When I say plan, I’m certainly not saying that God damaged my brain and inserted this suffering into my life so that I’ll be essentially chased into his arms. Love doesn’t wound. The world God gave us is broken, though, through humanity’s own choosing, and God works within our broken framework so that nothing goes to waste. God allows the illness, but didn’t cause it and certainly doesn’t abandon me to it. I believe this, but I keep making the mistake of thinking that I have to understand how exactly he uses it, and what exactly I’m getting out of this prolonged, exhausting fight.
The thing is, it’s easy to be grateful when you’ve seen the good that God has brought out of evil.
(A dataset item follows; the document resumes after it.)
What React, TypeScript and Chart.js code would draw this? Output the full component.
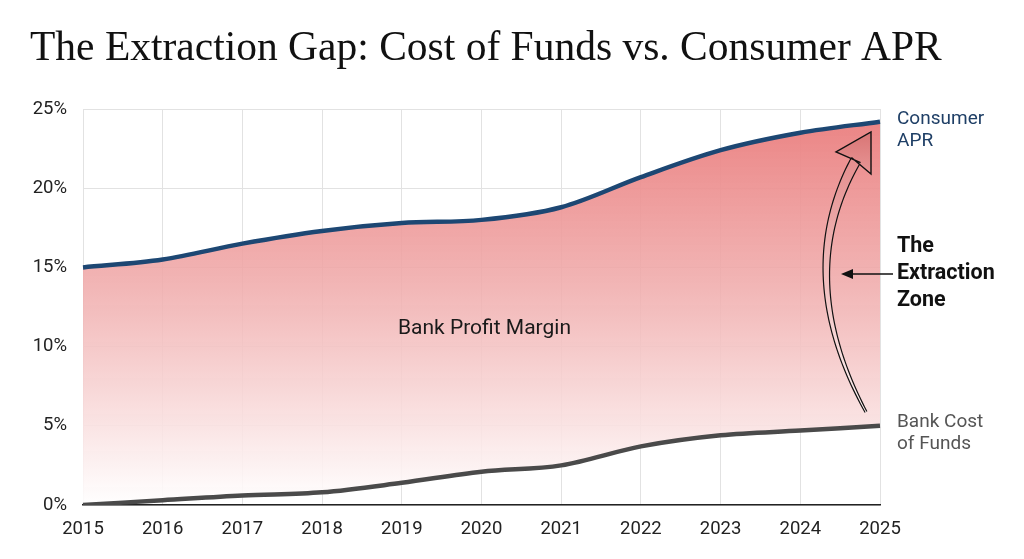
import React, { useEffect, useRef } from "react";
import { Chart, registerables } from "chart.js";

Chart.register(...registerables);

const years = ["2015", "2016", "2017", "2018", "2019", "2020", "2021", "2022", "2023", "2024", "2025"];
const consumerAPR = [15.0, 15.5, 16.5, 17.3, 17.8, 18.0, 18.8, 20.7, 22.4, 23.5, 24.2];
const bankCostOfFunds = [0.0, 0.3, 0.6, 0.8, 1.4, 2.1, 2.5, 3.7, 4.4, 4.7, 5.0];
const yTicks = [0, 5, 10, 15, 20, 25];

const titleText = "The Extraction Gap: Cost of Funds vs. Consumer APR";
const aprLabel = ["Consumer", "APR"];
const costLabel = ["Bank Cost", "of Funds"];
const zoneLabel = ["The", "Extraction", "Zone"];
const marginLabel = "Bank Profit Margin";

const annotationPlugin = {
  id: "annotations",
  afterDraw(chart: any) {
    const ctx = chart.ctx as CanvasRenderingContext2D;
    const ca = chart.chartArea;
    const xs = chart.scales.x;
    const ys = chart.scales.y;
    ctx.save();

    // Title
    ctx.fillStyle = "#111";
    ctx.textBaseline = "alphabetic";
    ctx.textAlign = "left";
    let fs = 40;
    ctx.font = `${fs}px "Liberation Serif", serif`;
    const w = ctx.measureText(titleText).width;
    fs = Math.max(34, Math.min(46, (fs * 912) / w));
    ctx.font = `${fs}px "Liberation Serif", serif`;
    ctx.fillText(titleText, 30, 60);

    // Center label
    ctx.font = `21px Roboto, sans-serif`;
    ctx.fillStyle = "#1a1a1a";
    ctx.textAlign = "center";
    ctx.textBaseline = "middle";
    ctx.fillText(marginLabel, (xs.getPixelForValue(4) + xs.getPixelForValue(6)) / 2 + 3, ys.getPixelForValue(11.1));

    // Right labels
    const lx = ca.right + 17;
    ctx.textAlign = "left";
    ctx.font = `19px Roboto, sans-serif`;
    ctx.fillStyle = "#1f3f66";
    const aprY = ys.getPixelForValue(consumerAPR[consumerAPR.length - 1]);
    ctx.fillText(aprLabel[0], lx, aprY - 2);
    ctx.fillText(aprLabel[1], lx, aprY + 20);
    ctx.fillStyle = "#555";
    const costY = ys.getPixelForValue(bankCostOfFunds[bankCostOfFunds.length - 1]);
    ctx.fillText(costLabel[0], lx, costY - 4);
    ctx.fillText(costLabel[1], lx, costY + 18);

    ctx.font = `bold 21.5px Roboto, sans-serif`;
    ctx.fillStyle = "#111";
    const zy = 274;
    ctx.fillText(zoneLabel[0], lx, zy - 27);
    ctx.fillText(zoneLabel[1], lx, zy);
    ctx.fillText(zoneLabel[2], lx, zy + 27);

    // Horizontal arrow
    ctx.strokeStyle = "#111";
    ctx.lineWidth = 1.5;
    ctx.beginPath();
    ctx.moveTo(lx - 4, zy);
    ctx.lineTo(850, zy);
    ctx.stroke();
    ctx.fillStyle = "#111";
    ctx.beginPath();
    ctx.moveTo(841, zy);
    ctx.lineTo(853, zy - 5);
    ctx.lineTo(853, zy + 5);
    ctx.closePath();
    ctx.fill();

    // Curved hollow arrow
    const P0 = { x: 866, y: 412 };
    const P1 = { x: 792, y: 275 };
    const P2 = { x: 856, y: 160 };
    const N = 60;
    const left: { x: number; y: number }[] = [];
    const right: { x: number; y: number }[] = [];
    for (let i = 0; i <= N; i++) {
      const t = i / N;
      const x = (1 - t) * (1 - t) * P0.x + 2 * t * (1 - t) * P1.x + t * t * P2.x;
      const y = (1 - t) * (1 - t) * P0.y + 2 * t * (1 - t) * P1.y + t * t * P2.y;
      const dx = 2 * (1 - t) * (P1.x - P0.x) + 2 * t * (P2.x - P1.x);
      const dy = 2 * (1 - t) * (P1.y - P0.y) + 2 * t * (P2.y - P1.y);
      const len = Math.hypot(dx, dy);
      const nx = -dy / len;
      const ny = dx / len;
      const half = 1 + 4.2 * t;
      left.push({ x: x + nx * half, y: y + ny * half });
      right.push({ x: x - nx * half, y: y - ny * half });
    }
    const grad = ctx.createLinearGradient(0, 412, 0, 132);
    grad.addColorStop(0, "rgba(255,245,245,0.9)");
    grad.addColorStop(1, "rgba(225,130,130,0.95)");
    ctx.beginPath();
    ctx.moveTo(left[0].x, left[0].y);
    for (const p of left) ctx.lineTo(p.x, p.y);
    for (let i = right.length - 1; i >= 0; i--) ctx.lineTo(right[i].x, right[i].y);
    ctx.closePath();
    ctx.fillStyle = grad;
    ctx.fill();
    ctx.strokeStyle = "#111";
    ctx.lineWidth = 1.2;
    ctx.beginPath();
    ctx.moveTo(left[0].x, left[0].y);
    for (const p of left) ctx.lineTo(p.x, p.y);
    ctx.stroke();
    ctx.beginPath();
    ctx.moveTo(right[0].x, right[0].y);
    for (const p of right) ctx.lineTo(p.x, p.y);
    ctx.stroke();

    // Arrowhead
    const tip = { x: 871, y: 132 };
    const bl = { x: 836, y: 152 };
    const br = { x: 871, y: 174 };
    const nl = left[N];
    const nr = right[N];
    ctx.beginPath();
    ctx.moveTo(nl.x, nl.y);
    ctx.lineTo(bl.x, bl.y);
    ctx.lineTo(tip.x, tip.y);
    ctx.lineTo(br.x, br.y);
    ctx.lineTo(nr.x, nr.y);
    const hg = ctx.createLinearGradient(0, 174, 0, 132);
    hg.addColorStop(0, "rgba(232,150,150,0.95)");
    hg.addColorStop(1, "rgba(215,115,115,0.95)");
    ctx.fillStyle = hg;
    ctx.fill();
    ctx.lineWidth = 1.4;
    ctx.stroke();

    ctx.restore();
  },
};

export default function App() {
  const ref = useRef<HTMLCanvasElement | null>(null);
  useEffect(() => {
    if (!ref.current) return;
    const chart = new Chart(ref.current, {
      type: "line",
      data: {
        labels: years,
        datasets: [
          {
            label: "Consumer APR",
            data: consumerAPR,
            borderColor: "#1d4773",
            borderWidth: 4.5,
            pointRadius: 0,
            cubicInterpolationMode: "monotone",
            fill: "+1",
            backgroundColor: (c: any) => {
              const area = c.chart.chartArea;
              if (!area) return "rgba(235,130,130,0.8)";
              const g = c.chart.ctx.createLinearGradient(0, area.top, 0, area.bottom);
              g.addColorStop(0, "rgba(234,125,125,0.97)");
              g.addColorStop(0.45, "rgba(240,172,172,0.88)");
              g.addColorStop(1, "rgba(255,255,255,0.9)");
              return g;
            },
          },
          {
            label: "Bank Cost of Funds",
            data: bankCostOfFunds,
            borderColor: "#4a4a4a",
            borderWidth: 4.5,
            pointRadius: 0,
            cubicInterpolationMode: "monotone",
            fill: false,
          },
        ],
      },
      options: {
        animation: false,
        responsive: false,
        layout: { padding: { left: 0, right: 144, top: 109, bottom: 0 } },
        plugins: {
          legend: { display: false },
          tooltip: { enabled: false },
          title: { display: false },
          filler: { drawTime: "beforeDatasetsDraw" },
        } as any,
        scales: {
          x: {
            grid: { color: "#e2e2e2", lineWidth: 1, drawTicks: false, offset: false },
            border: { display: true, color: "#222", width: 1.5 },
            ticks: { font: { family: "Roboto", size: 18.5 }, color: "#222", padding: 13, maxRotation: 0 },
            afterFit: (s: any) => {
              s.height = 54;
            },
          },
          y: {
            min: 0,
            max: 25,
            afterBuildTicks: (s: any) => {
              s.ticks = yTicks.map((v) => ({ value: v }));
            },
            grid: { color: "#e2e2e2", lineWidth: 1, drawTicks: false },
            border: { display: false },
            ticks: {
              font: { family: "Roboto", size: 18.5 },
              color: "#222",
              padding: 16,
              callback: (v: any) => `${v}%`,
            },
            afterFit: (s: any) => {
              s.width = 83;
            },
          },
        },
      },
      plugins: [annotationPlugin],
    });
    return () => chart.destroy();
  }, []);
  return (
    <div style={{ position: "fixed", left: 0, top: 0, width: 1024, height: 559, background: "#fff" }}>
      <canvas ref={ref} width={1024} height={559} style={{ width: 1024, height: 559 }} />
    </div>
  );
}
Everyone I know can point to a time they were asking God where he was, and it turned out that he was actually moving them in a necessary direction. Those stories are powerful, but remember–you don’t need to understand God’s mind to have peace. It is enough that God is working. How he’s working is secondary.
That’s small comfort, but it’s probably the key to being able give thanks in all circumstances, even in the throes of mental illness. Suffering, evil, illness, that’s not what we’re grateful for. We’re grateful that our God is big enough and good enough to work with even those, to draw us to himself. If I needed to know his plan in order for it to work, I’d be in big trouble, because my mind isn’t big enough to see with God’s perspective. Sometimes trying to understand is an exercise in futility, and that’s when you sigh, like Corrie did, thank God for being there in the middle of it with you, and wait to see what God will do. You might not know till Heaven, but that’s okay.